The paper presents a model for damage accumulation and failure of carbon-carbon (C/C) thick laminates used in automotive disc brakes, with 2.5D reinforcement and disordered lamination sequences. The highly non-linear response of laminates in different stress states was acquired through tensile and Double Cantilever Beam tests performed on specimens cut from discs. The paper adopts a novel bi-phasic approach based on Cohesive Zone Model to model delamination, matrix cracking and fibres failure to predict the structural integrity of laminates. Since the non-homogeneous lay-ups required a robust identification tool for the material properties, modern automatic techniques were used, such as genetic optimization and non-parametric Gaussian process regression, to identify the material model parameters both in the elastic and inelastic ranges.

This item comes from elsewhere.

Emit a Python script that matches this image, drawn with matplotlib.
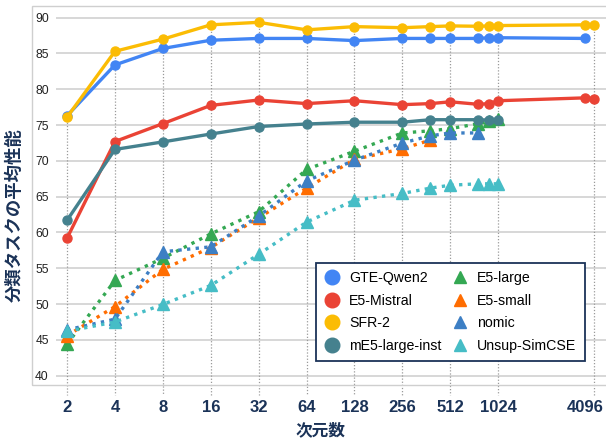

Considering all the tests, the qualitive and quantitative correlation that was achieved indicates that the constitutive law adopted adequately represents the physical damage mechanisms of the C/C material in severe load conditions and that the identification methods adopted represent effective tools to calibrate complex material models for the prediction of the strength and damage tolerance of C/C and, in general, composite laminates.

Automated summary

This paper presents a model for damage and failure prediction of carbon-carbon (C/C) thick laminates used in automotive disc brakes. The model is based on 2.5D reinforcement and disordered lamination sequences. Tensile and Double Cantilever Beam tests were conducted to acquire the highly non-linear response of the laminates in different stress states. The paper adopts a novel bi-phasic approach using the Cohesive Zone Model to simulate delamination, matrix cracking, and fiber failure.